Dalhousie

DSU Presidential Debate Recap

Want to know who's running for president and what they have to say?

DSU Presidential Debate Recap photo by : Alexandra Sweny
Photo by Alexandra Sweny.
written by Hannah Bing
March 11, 2018 12:06 pm

This year there are five Dalhousie Student Union Presidential candidates ranging in political experience, ideas on important issues and what they were studying at Dalhousie University. 

March 6 was the DSU Presidential Debate for the 2018-2019 DSU election.

During their opening statements, the candidates, Mary MacDonald, Aaron Prosper, Isaac Greenberg, Jennifer Samson and Kati George-Jim all shared their basic and most important platforms for their campaign.

Samson is an engineering student who goes to school on the Sexton campus. Her main issue – which is also what inspired her to run – was that the services on the Sexton campus aren’t of equal quality to the ones on the main campus. She stressed that last year during the DSU elections, students attending the Sexton campus were given no information on how, where or when to vote. She said that making everyone on all campuses feel like part of the DSU community is something that needs to be improved.

George-Jim is a fourth-year student at Dalhousie who has been involved with several positions on the DSU in the past. She is set on making the student union more approachable for all students and to not be afraid to address uncomfortable issues or questions. For her this would include making the Student Union Building more of a hub for students, where they can come to the executive members of the union during office hours. George-Jim also emphasizes that students voices should be heard before final decisions are made.

Greenberg’s decided to run because he couldn’t find an easily understandable version of the DSU budget. He focused a lot on consulting with students and collecting data to find out what is working for people and what students want.

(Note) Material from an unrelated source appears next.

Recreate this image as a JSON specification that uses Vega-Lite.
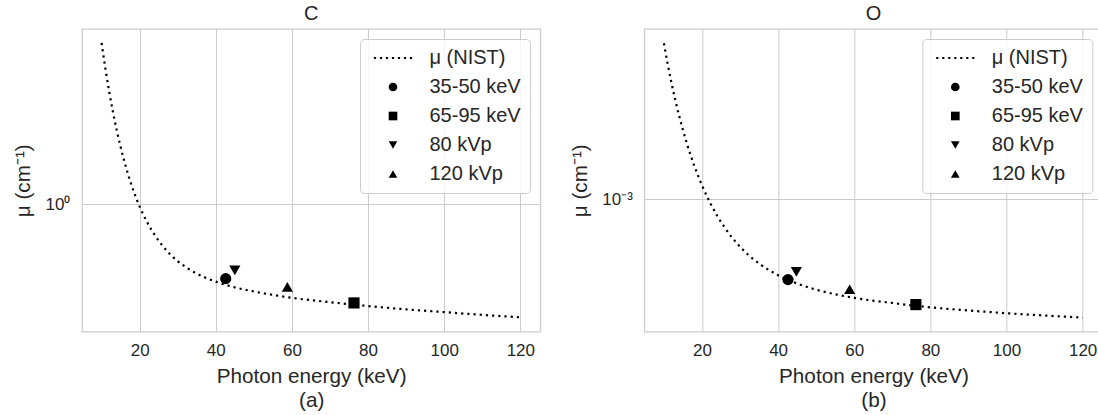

He said during the debate, that sexual assault survivors on campus are not being helped as much, and that we should be doing more.

Prosper’s main theme was what he called “building relationships with you and for you.” He wants to form a relationship with the wider community, especially the wider political community. He draws on his previous government experience and the value in relationships outside of the campus setting. He focuses a lot on creating a community that is to be envied by other people and other schools, so people can say they are proud to go to Dalhousie. He also believes the president should be held accountable and be the one to deal with the issues.

MacDonald spoke about her academic experience at Dalhousie, and how her experience at the DSU would help her if she won the election. MacDonald is an avid advocate for marginalized students – particularly students with disabilities – and says even though this past year the school has made an effort to help marginalized students, the students with disabilities have remain neglected and she would like to change that. She also strongly believes that there should be zero tolerance for racism and adds that anyone caught engaging in it on campus should be expelled.